I've got my vacation coming in and thought I might use that for something useful. Essentially, I've been a Linux user since around 1995 when I installed Slackware 2.0 on my computer and have been running Linux exclusively at home since around 1999.
By many people's standards I would probably be an expert on a lot of things related to Linux. However, I'm pretty sure there are tons of cool tips and tricks that I've missed and which would be too annoyingly scattered around the net to be found easily. I've got a list of things here and finding books for these would be cool:
Advanced usage of the shell (not talking about shell scripting) and using some of the more esoteric binaries that one can find in /bin and /usr/bin? I.e. why are they useful can I use them to make some tasks easier? For example, I don't think I've ever ran any of the following standard binaries:
cut, readlink, fmt, tee
mingetty and most things related to tty's is something I've never bothered to look into. Like how would I configure a serial console etc. I'm looking for a source with everything useful I might need about tty's.
Since I mainly use Linux for my own tasks as I work in academia, I would not mind to study things that senior enterprise UNIX admins have to deal with. Although, I know I won't actually able to learn this properly, since I won't be able to get the hands on experience.
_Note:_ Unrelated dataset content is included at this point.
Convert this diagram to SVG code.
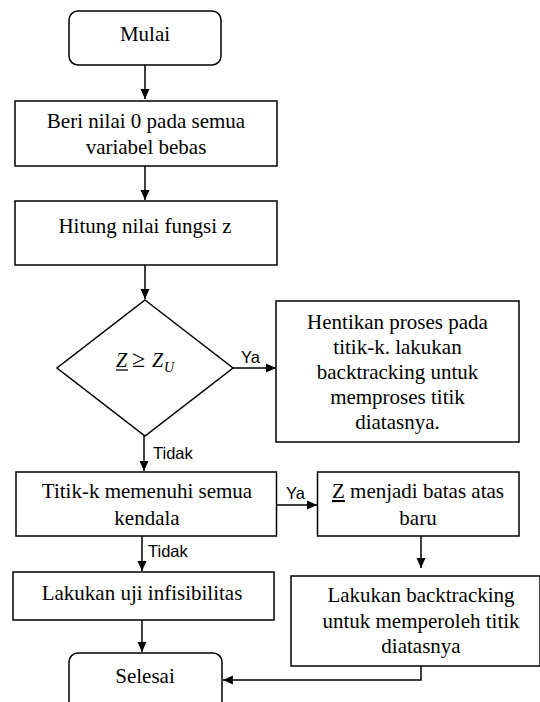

I have around 10 old computers in one big pile in my garage and they should work, so they could be used to tinker with fun things like the following:
Clustering: Both high-availability as well as scientific computation.
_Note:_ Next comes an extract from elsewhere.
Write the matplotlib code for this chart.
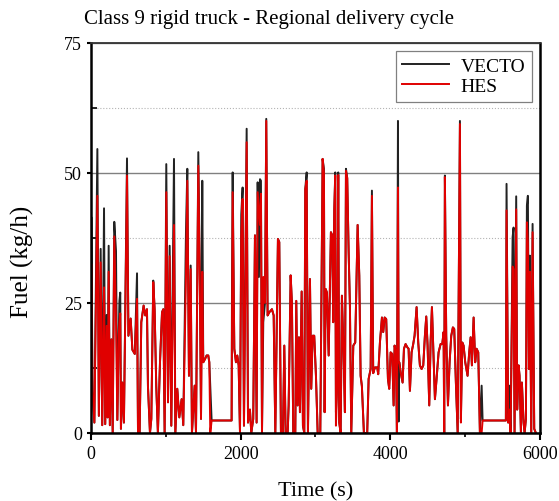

How storage is handled in enterprise networks.
Virtualization technologies: Both VMs for running stuff on them as well as storage.
Cloud computing platforms like OpenStack. (yes, this overlaps heavily with previous point)
I'm also interested in learning how things like authentication and user management is dealt with in larger organizations. What pieces are typically used and how does it glue together.
This would probably work best as a community wiki, so I'm essentially looking at lists of good resources from people that actually work with this stuff and know what they are doing (i.e. have real-world experience with this stuff in larger environments... I mean I can google stuff too, but not filter the most relevant results based on experience).
EDIT: I'm a mathematician/cryptographer/computer scientist... and I've sort of realized that working with low-level mathematical building blocks of stuff used in enterprise security, I'm very ignorant about how things are actually used in practice.